Goal => Transcribe the material exactly. Images do not belong in the copy.
*** Material provided
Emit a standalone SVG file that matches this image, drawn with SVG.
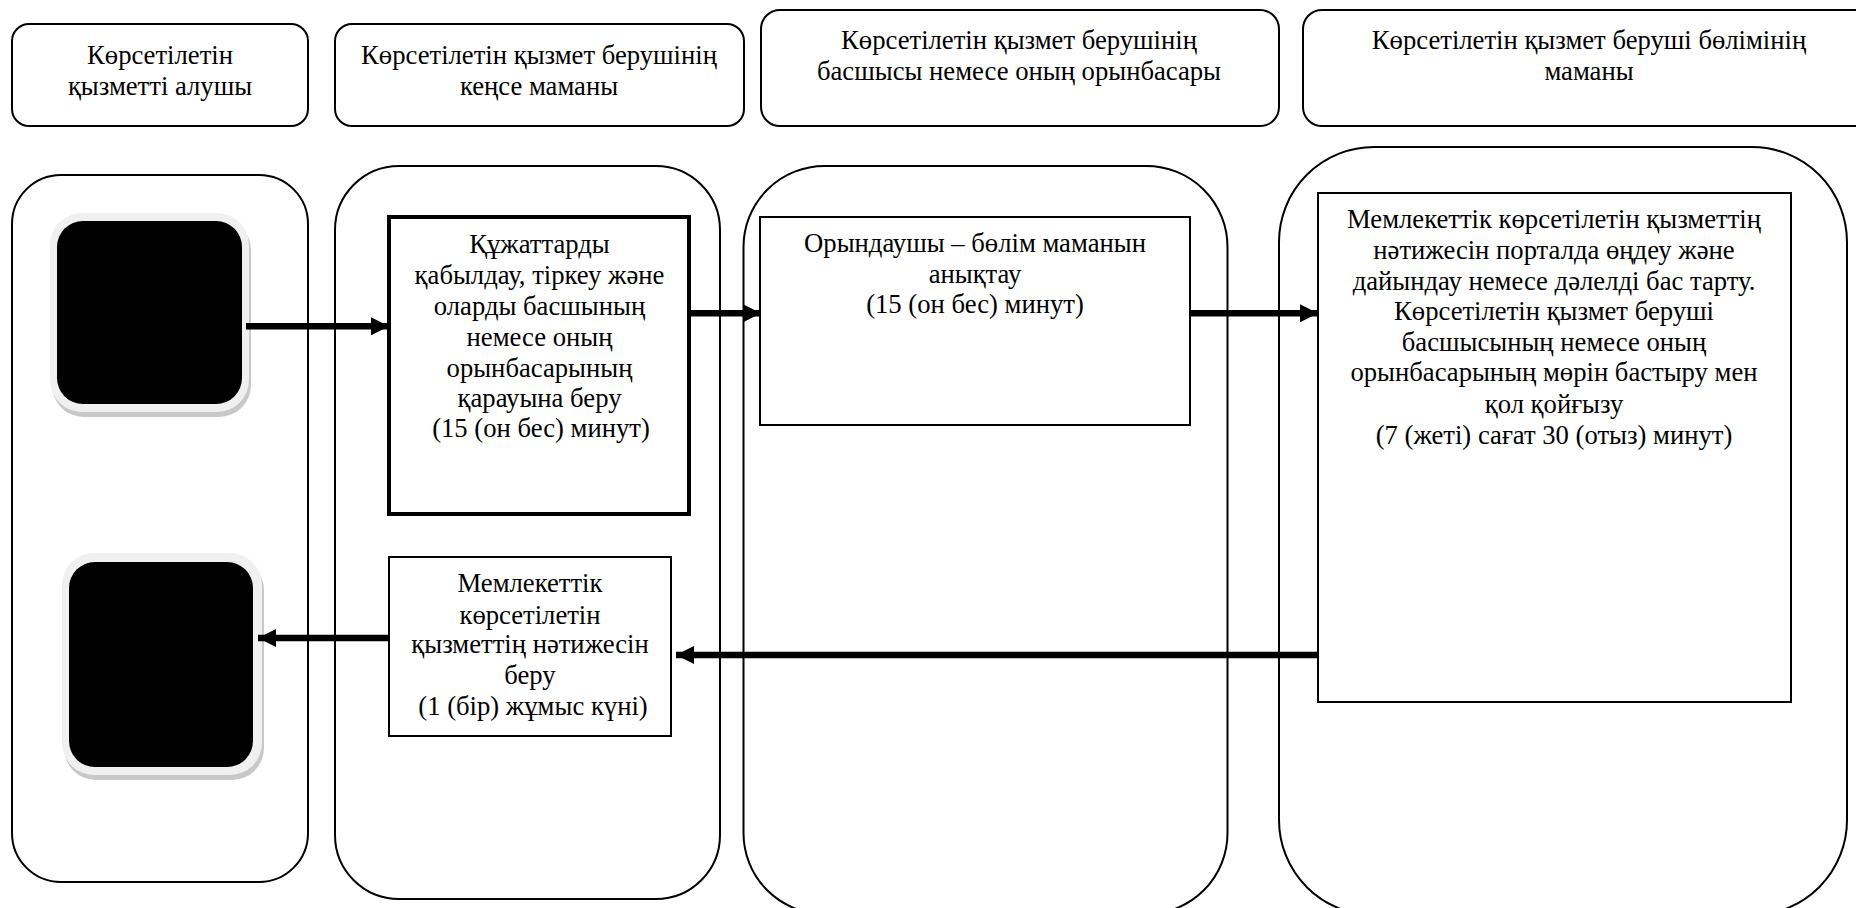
<svg xmlns="http://www.w3.org/2000/svg" width="1856" height="908" viewBox="0 0 1856 908">
<style>
.hd,.ln{fill:#fff;stroke:#000;stroke-width:2}
.b{fill:#fff;stroke:#000;stroke-width:2}
.bt{fill:#fff;stroke:#000;stroke-width:4}
text{font-family:"Liberation Serif","Times New Roman",serif;font-size:26.67px;fill:#000;text-anchor:middle}
.c{fill:none;stroke:#000;stroke-width:6.500}
</style>
<defs>
<marker id="ah" markerUnits="userSpaceOnUse" markerWidth="18" markerHeight="18" refX="18" refY="9" orient="auto"><path d="M0 0L18 9L0 18z" fill="#000"/></marker>
</defs>
<rect width="1856" height="908" fill="#fff"/>
<g id="header-1"><rect class="hd" x="12" y="24" width="296" height="102" rx="17"/><text x="160"><tspan x="160" y="64">Көрсетілетін</tspan><tspan x="160" y="94.500">қызметті алушы</tspan></text></g>
<g id="header-2"><rect class="hd" x="335" y="24" width="409" height="102" rx="17"/><text><tspan x="539" y="64">Көрсетілетін қызмет берушінің</tspan><tspan x="539" y="94.500">кеңсе маманы</tspan></text></g>
<g id="header-3"><rect class="hd" x="761" y="10" width="518" height="116" rx="19"/><text><tspan x="1019" y="49">Көрсетілетін қызмет берушінің</tspan><tspan x="1019" y="80">басшысы немесе оның орынбасары</tspan></text></g>
<g id="header-4"><rect class="hd" x="1303" y="10" width="600" height="116" rx="19"/><text><tspan x="1589" y="49">Көрсетілетін қызмет беруші бөлімінің</tspan><tspan x="1589" y="80">маманы</tspan></text></g>
<g id="lane-1"><rect class="ln" x="12" y="175" width="296" height="707" rx="49"/></g>
<g id="lane-2"><rect class="ln" x="335" y="166" width="385" height="733" rx="64"/></g>
<g id="lane-3"><rect class="ln" x="743.500" y="166" width="484" height="748" rx="81"/></g>
<g id="lane-4"><rect class="ln" x="1279" y="147" width="568" height="768" rx="95"/></g>
<g id="start">
<rect x="52" y="218" width="199" height="199" rx="32" fill="#c8c8c8"/>
<rect x="50" y="213" width="199" height="199" rx="32" fill="#f0f0f0"/>
<rect x="57" y="221" width="185" height="183" rx="26" fill="#000"/>
</g>
<g id="end">
<rect x="64" y="558" width="200" height="222" rx="32" fill="#c8c8c8"/>
<rect x="62" y="553" width="200" height="222" rx="32" fill="#f0f0f0"/>
<rect x="69" y="562" width="184" height="205" rx="26" fill="#000"/>
</g>
<g id="box-receive"><rect class="bt" x="389" y="217" width="300" height="297"/><text><tspan x="539.500" y="253">Құжаттарды</tspan><tspan x="539.500" y="284">қабылдау, тіркеу және</tspan><tspan x="539.500" y="314.500">оларды басшының</tspan><tspan x="539.500" y="345.500">немесе оның</tspan><tspan x="539.500" y="376.500">орынбасарының</tspan><tspan x="539.500" y="407">қарауына беру</tspan><tspan x="541" y="437">(15 (он бес) минут)</tspan></text></g>
<g id="box-assign"><rect class="b" x="760" y="217" width="430" height="208"/><text><tspan x="975" y="252">Орындаушы – бөлім маманын</tspan><tspan x="975" y="283">анықтау</tspan><tspan x="975" y="313">(15 (он бес) минут)</tspan></text></g>
<g id="box-process"><rect class="b" x="1318" y="193" width="473" height="509"/><text><tspan x="1554" y="228">Мемлекеттік көрсетілетін қызметтің</tspan><tspan x="1554" y="259">нәтижесін порталда өңдеу және</tspan><tspan x="1554" y="290">дайындау немесе дәлелді бас тарту.</tspan><tspan x="1554" y="320">Көрсетілетін қызмет беруші</tspan><tspan x="1554" y="351">басшысының немесе оның</tspan><tspan x="1554" y="381">орынбасарының мөрін бастыру мен</tspan><tspan x="1554" y="413">қол қойғызу</tspan><tspan x="1554" y="444">(7 (жеті) сағат 30 (отыз) минут)</tspan></text></g>
<g id="box-result"><rect class="b" x="389" y="557" width="282" height="179"/><text><tspan x="530" y="592">Мемлекеттік</tspan><tspan x="530" y="624">көрсетілетін</tspan><tspan x="530" y="653">қызметтің нәтижесін</tspan><tspan x="530" y="684">беру</tspan><tspan x="533" y="715">(1 (бір) жұмыс күні)</tspan></text></g>
<g id="connectors">
<path class="c" marker-end="url(#ah)" d="M246 326.300H389"/>
<path class="c" marker-end="url(#ah)" d="M689 313.300H761"/>
<path class="c" marker-end="url(#ah)" d="M1190.500 313.300H1318"/>
<path class="c" marker-end="url(#ah)" d="M389 638H258"/>
<path class="c" marker-end="url(#ah)" d="M1318 655H676"/>
</g>
</svg>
******
Problem solution =>
Emit a standalone SVG file that matches this image, drawn with SVG.
<svg xmlns="http://www.w3.org/2000/svg" width="1856" height="908" viewBox="0 0 1856 908">
<style>
.hd,.ln{fill:#fff;stroke:#000;stroke-width:2}
.b{fill:#fff;stroke:#000;stroke-width:2}
.bt{fill:#fff;stroke:#000;stroke-width:4}
text{font-family:"Liberation Serif","Times New Roman",serif;font-size:26.67px;fill:#000;text-anchor:middle}
.c{fill:none;stroke:#000;stroke-width:6.500}
</style>
<defs>
<marker id="ah" markerUnits="userSpaceOnUse" markerWidth="18" markerHeight="18" refX="18" refY="9" orient="auto"><path d="M0 0L18 9L0 18z" fill="#000"/></marker>
</defs>
<rect width="1856" height="908" fill="#fff"/>
<g id="header-1"><rect class="hd" x="12" y="24" width="296" height="102" rx="17"/><text x="160"><tspan x="160" y="64">Көрсетілетін</tspan><tspan x="160" y="94.500">қызметті алушы</tspan></text></g>
<g id="header-2"><rect class="hd" x="335" y="24" width="409" height="102" rx="17"/><text><tspan x="539" y="64">Көрсетілетін қызмет берушінің</tspan><tspan x="539" y="94.500">кеңсе маманы</tspan></text></g>
<g id="header-3"><rect class="hd" x="761" y="10" width="518" height="116" rx="19"/><text><tspan x="1019" y="49">Көрсетілетін қызмет берушінің</tspan><tspan x="1019" y="80">басшысы немесе оның орынбасары</tspan></text></g>
<g id="header-4"><rect class="hd" x="1303" y="10" width="600" height="116" rx="19"/><text><tspan x="1589" y="49">Көрсетілетін қызмет беруші бөлімінің</tspan><tspan x="1589" y="80">маманы</tspan></text></g>
<g id="lane-1"><rect class="ln" x="12" y="175" width="296" height="707" rx="49"/></g>
<g id="lane-2"><rect class="ln" x="335" y="166" width="385" height="733" rx="64"/></g>
<g id="lane-3"><rect class="ln" x="743.500" y="166" width="484" height="748" rx="81"/></g>
<g id="lane-4"><rect class="ln" x="1279" y="147" width="568" height="768" rx="95"/></g>
<g id="start">
<rect x="52" y="218" width="199" height="199" rx="32" fill="#c8c8c8"/>
<rect x="50" y="213" width="199" height="199" rx="32" fill="#f0f0f0"/>
<rect x="57" y="221" width="185" height="183" rx="26" fill="#000"/>
</g>
<g id="end">
<rect x="64" y="558" width="200" height="222" rx="32" fill="#c8c8c8"/>
<rect x="62" y="553" width="200" height="222" rx="32" fill="#f0f0f0"/>
<rect x="69" y="562" width="184" height="205" rx="26" fill="#000"/>
</g>
<g id="box-receive"><rect class="bt" x="389" y="217" width="300" height="297"/><text><tspan x="539.500" y="253">Құжаттарды</tspan><tspan x="539.500" y="284">қабылдау, тіркеу және</tspan><tspan x="539.500" y="314.500">оларды басшының</tspan><tspan x="539.500" y="345.500">немесе оның</tspan><tspan x="539.500" y="376.500">орынбасарының</tspan><tspan x="539.500" y="407">қарауына беру</tspan><tspan x="541" y="437">(15 (он бес) минут)</tspan></text></g>
<g id="box-assign"><rect class="b" x="760" y="217" width="430" height="208"/><text><tspan x="975" y="252">Орындаушы – бөлім маманын</tspan><tspan x="975" y="283">анықтау</tspan><tspan x="975" y="313">(15 (он бес) минут)</tspan></text></g>
<g id="box-process"><rect class="b" x="1318" y="193" width="473" height="509"/><text><tspan x="1554" y="228">Мемлекеттік көрсетілетін қызметтің</tspan><tspan x="1554" y="259">нәтижесін порталда өңдеу және</tspan><tspan x="1554" y="290">дайындау немесе дәлелді бас тарту.</tspan><tspan x="1554" y="320">Көрсетілетін қызмет беруші</tspan><tspan x="1554" y="351">басшысының немесе оның</tspan><tspan x="1554" y="381">орынбасарының мөрін бастыру мен</tspan><tspan x="1554" y="413">қол қойғызу</tspan><tspan x="1554" y="444">(7 (жеті) сағат 30 (отыз) минут)</tspan></text></g>
<g id="box-result"><rect class="b" x="389" y="557" width="282" height="179"/><text><tspan x="530" y="592">Мемлекеттік</tspan><tspan x="530" y="624">көрсетілетін</tspan><tspan x="530" y="653">қызметтің нәтижесін</tspan><tspan x="530" y="684">беру</tspan><tspan x="533" y="715">(1 (бір) жұмыс күні)</tspan></text></g>
<g id="connectors">
<path class="c" marker-end="url(#ah)" d="M246 326.300H389"/>
<path class="c" marker-end="url(#ah)" d="M689 313.300H761"/>
<path class="c" marker-end="url(#ah)" d="M1190.500 313.300H1318"/>
<path class="c" marker-end="url(#ah)" d="M389 638H258"/>
<path class="c" marker-end="url(#ah)" d="M1318 655H676"/>
</g>
</svg>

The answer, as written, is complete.